Though the Easter Rising lasted less than a week, it had a considerable impact on Irish history and Irish-British relations over the twentieth century. Many of the Irish people did not initially support the rising, but the executions of the Irish Republican leadership by the British secret military tribunal in the weeks and months that followed evoked widespread sympathy amongst the Irish populace; the Easter Rising began to assume a symbolic significance in Ireland and reinvigorated the Irish Republican movement. As such, the Easter Rising is widely perceived to be the pivotal moment on the road to Irish independence, culminating in the Irish War of Independence from 1919-1921 and the subsequent Anglo-Irish Treaty that established the Irish Free State and Northern Ireland.

While the Fisher Library does not hold considerable collections from the Easter Rising, the Alfred De Lury Collection, that includes mostly literary and poetical material of writers from the Anglo-Irish renaissance, contains several unique items from and after the rising.

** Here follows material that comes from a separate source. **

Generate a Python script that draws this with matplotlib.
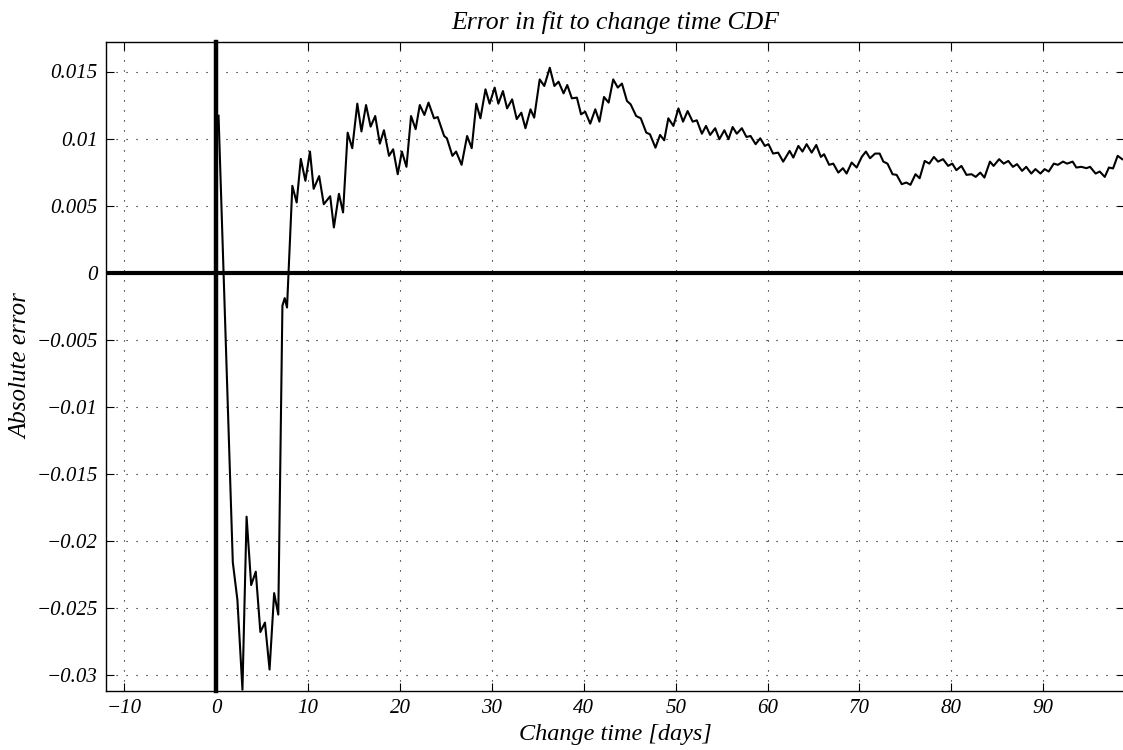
import matplotlib
matplotlib.use("Agg")
import matplotlib.pyplot as plt

# Absolute error of the fitted change-time CDF, sampled along the change time axis
days = [0.25, 1.8, 2.3, 2.85, 3.3, 3.8, 4.3, 4.8, 5.3, 5.8, 6.3, 6.75, 7.2, 7.45, 7.7,
        8.28, 8.75, 9.2, 9.7, 10.2, 10.6, 11.2, 11.7, 12.4, 12.8, 13.35, 13.8,
        14.3, 14.8, 15.35, 15.8, 16.3, 16.8, 17.3, 17.8, 18.25, 18.8, 19.25, 19.75,
        20.2, 20.7, 21.2, 21.7, 22.15, 22.65, 23.1, 23.7, 24.1, 24.8, 25.1, 25.7,
        26.1, 26.7, 27.3, 27.8, 28.3, 28.75, 29.3, 29.75, 30.3, 30.7, 31.2, 31.65,
        32.2, 32.7, 33.2, 33.65, 34.2, 34.6, 35.2, 35.7, 36.3, 36.8, 37.25, 37.8,
        38.2, 38.7, 39.25, 39.7, 40.15, 40.7, 41.25, 41.7, 42.2, 42.7, 43.2, 43.7,
        44.15, 44.7, 45.1, 45.7, 46.2, 46.8, 47.2, 47.8, 48.3, 48.75, 49.2, 49.75,
        50.3, 50.8, 51.3, 51.85, 52.3, 52.85, 53.3, 53.75, 54.3, 54.75, 55.3, 55.75,
        56.2, 56.65, 57.2, 57.7, 58.15, 58.7, 59.2, 59.7, 60.1, 60.6, 61.15, 61.7,
        62.4, 62.8, 63.35, 63.8, 64.25, 64.8, 65.3, 65.8, 66.15, 66.7, 67.15, 67.7,
        68.2, 68.6, 69.15, 69.7, 70.25, 70.7, 71.15, 71.7, 72.2, 72.6, 73.05, 73.6,
        74.05, 74.6, 75.1, 75.55, 76.1, 76.55, 77.1, 77.6, 78.1, 78.55, 79.1, 79.65,
        80.1, 80.55, 81.1, 81.65, 82.2, 82.65, 83.15, 83.6, 84.2, 84.6, 85.2, 85.7,
        86.2, 86.7, 87.15, 87.7, 88.15, 88.7, 89.15, 89.7, 90.15, 90.6, 91.15, 91.6,
        92.15, 92.6, 93.2, 93.6, 94.15, 94.7, 95.1, 95.7, 96.15, 96.7, 97.15, 97.6,
        98.1, 98.6]
abs_error = [0.0117, -0.0216, -0.0244, -0.0311, -0.0182, -0.0233, -0.0223, -0.0268,
             -0.0261, -0.0296, -0.0239, -0.0255, -0.00246, -0.0019, -0.0026,
             0.00647, 0.00523, 0.00848, 0.00685, 0.00903, 0.00625, 0.0072, 0.0051,
             0.0057, 0.00337, 0.00588, 0.00449,
             0.01044, 0.00928, 0.0126, 0.01053, 0.0125, 0.01089, 0.01168, 0.00962,
             0.01062, 0.00871, 0.0092, 0.00734, 0.00903, 0.00789, 0.01168, 0.0107,
             0.0125, 0.01176, 0.01268, 0.01151, 0.0116, 0.01019, 0.01002, 0.00871,
             0.00903, 0.00804, 0.01019, 0.00928, 0.0126, 0.01151, 0.01367, 0.0126,
             0.0138, 0.0126, 0.01354, 0.01225, 0.01292, 0.01145, 0.01193, 0.01077,
             0.01218, 0.01156, 0.01441, 0.01392, 0.01528, 0.01392, 0.01424, 0.01337,
             0.01399, 0.013, 0.01305, 0.01181, 0.012, 0.01111, 0.01218, 0.01126,
             0.0131, 0.01268, 0.01441, 0.0138, 0.0141, 0.0128, 0.01255, 0.01168,
             0.01151, 0.01044, 0.01032, 0.00932, 0.01027, 0.00987, 0.01151, 0.01094,
             0.01225, 0.01126, 0.01205, 0.01126, 0.01136, 0.01036, 0.01094, 0.01027,
             0.01077, 0.00995, 0.01062, 0.00995, 0.01086, 0.01036, 0.01077, 0.01012,
             0.01019, 0.00958, 0.01002, 0.00945, 0.00958, 0.00888, 0.00895, 0.00828,
             0.00908, 0.00858, 0.00945, 0.00903, 0.00958, 0.00895, 0.00952, 0.00863,
             0.00883, 0.00804, 0.00813, 0.00746, 0.00779, 0.00739, 0.00821, 0.00784,
             0.00863, 0.00903, 0.00853, 0.00888, 0.00888, 0.00828, 0.00813, 0.00734,
             0.00729, 0.0066, 0.00672, 0.00655, 0.00734, 0.00704, 0.00833, 0.00813,
             0.00863, 0.00828, 0.00846, 0.00796, 0.00813, 0.00764, 0.00796, 0.00729,
             0.00734, 0.00714, 0.00746, 0.00709, 0.00828, 0.00796, 0.00846, 0.00813,
             0.00833, 0.00789, 0.00809, 0.00759, 0.00789, 0.00739, 0.00772, 0.00739,
             0.00772, 0.00754, 0.00813, 0.00804, 0.00828, 0.00813, 0.00828, 0.00784,
             0.00789, 0.00779, 0.00789, 0.00739, 0.00754, 0.00714, 0.00784, 0.00777,
             0.00871, 0.00846]

x_ticks = [-10, 0, 10, 20, 30, 40, 50, 60, 70, 80, 90]
x_tick_labels = ["\u221210", "0", "10", "20", "30", "40", "50", "60", "70", "80", "90"]
y_ticks = [0.015, 0.01, 0.005, 0, -0.005, -0.01, -0.015, -0.02, -0.025, -0.03]
y_tick_labels = ["0.015", "0.01", "0.005", "0", "\u22120.005", "\u22120.01",
                 "\u22120.015", "\u22120.02", "\u22120.025", "\u22120.03"]

plt.rcParams["font.family"] = ["Liberation Serif", "DejaVu Serif"]
plt.rcParams["font.style"] = "italic"

fig = plt.figure(figsize=(11.23, 7.5), dpi=100)
ax = fig.add_axes([106 / 1123, 59 / 750, 1019 / 1123, 649 / 750])

# zero reference axes
ax.axhline(0, color="black", linewidth=3.0, zorder=3)
ax.axvline(0, color="black", linewidth=3.2, zorder=3, clip_on=False)

ax.plot(days, abs_error, color="black", linewidth=1.5, zorder=4)

ax.set_xlim(-12, 98.9)
ax.set_ylim(-0.0312, 0.0172)
ax.set_xticks(x_ticks)
ax.set_xticklabels(x_tick_labels)
ax.set_yticks(y_ticks)
ax.set_yticklabels(y_tick_labels)

ax.grid(True, color="black", linestyle=(0, (1, 8)), linewidth=0.8)
ax.tick_params(direction="in", top=True, right=True, length=6, width=0.8,
               labelsize=15, pad=6)
for s in ax.spines.values():
    s.set_linewidth(1.0)

ax.set_title("Error in fit to change time CDF", fontsize=18.5, style="italic", pad=9)
ax.set_xlabel("Change time [days]", fontsize=17.5, style="italic", labelpad=4)
ax.set_ylabel("Absolute error", fontsize=18, style="italic", labelpad=3)

fig.savefig("out.png", dpi=100)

Printed on Easter Monday during the Easter Rising and released on Tuesday April 25, 1916, the Irish War News was a 4-page newspaper created by Easter Rising leader, Patrick Pearse, as a way to get the message of the rising out to the greater public. This first issue, was the only issue released before the end of the Easter Rising. Priced at one penny, most of the issue focused on Irish and world affairs. However, the most important article came on the last of its four pages, headlined: “STOP PRESS! THE IRISH REPUBLIC”. The article begins, “(Irish) ‘War News’ is published to-day because a momentous thing has happened. The Irish Republic has been declared in Dublin, and a Provisional Government has been appointed to administer its affairs.” While only one issue of the Irish War News was released, it showed how the Irish Republican leadership believed the rising would lead to a longer struggle for Irish independence that needed to be reported to the Irish populace.

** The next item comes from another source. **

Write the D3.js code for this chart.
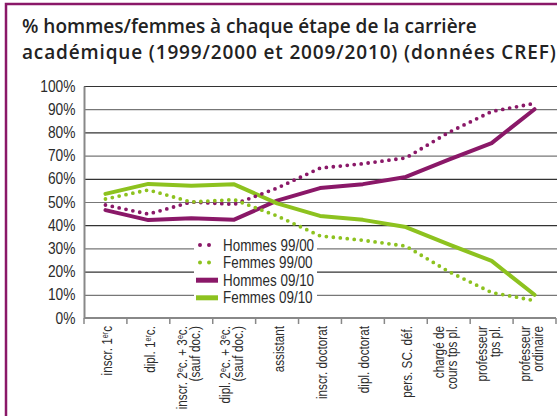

In the months that followed the Easter Rising, W. B. Yeats began to write his poem Easter, 1916 where he worked through his feelings about the Easter Rising and the executions that followed. The phrase, “a terrible beauty is born,” was one that became synonymous with the poem; the idea that in the wake of the executions, an independent Ireland was beginning to take shape in the consciousness of the Irish people. The Fisher Library has a first printing of this poem, published on September 25, 1916, and has a limited print-run of 25 copies.

Almost a year after the Easter Rising, The Irish Times published the Sinn Fein Rebellion Handbook that included a narrative of the rising, as well as facsimiles of correspondence, bulletins, declarations by the Provisional Government of the Irish Republic, and photographs of the Irish Republican leadership and events taken during the rising. The Handbook also included a coloured map of Dublin and the locations of where most of the fighting took place. The Handbook contains a wealth of information on the Easter Rising making it a primary source for anyone looking to know more about how the media documented and interpreted the Easter Rising in the months that followed.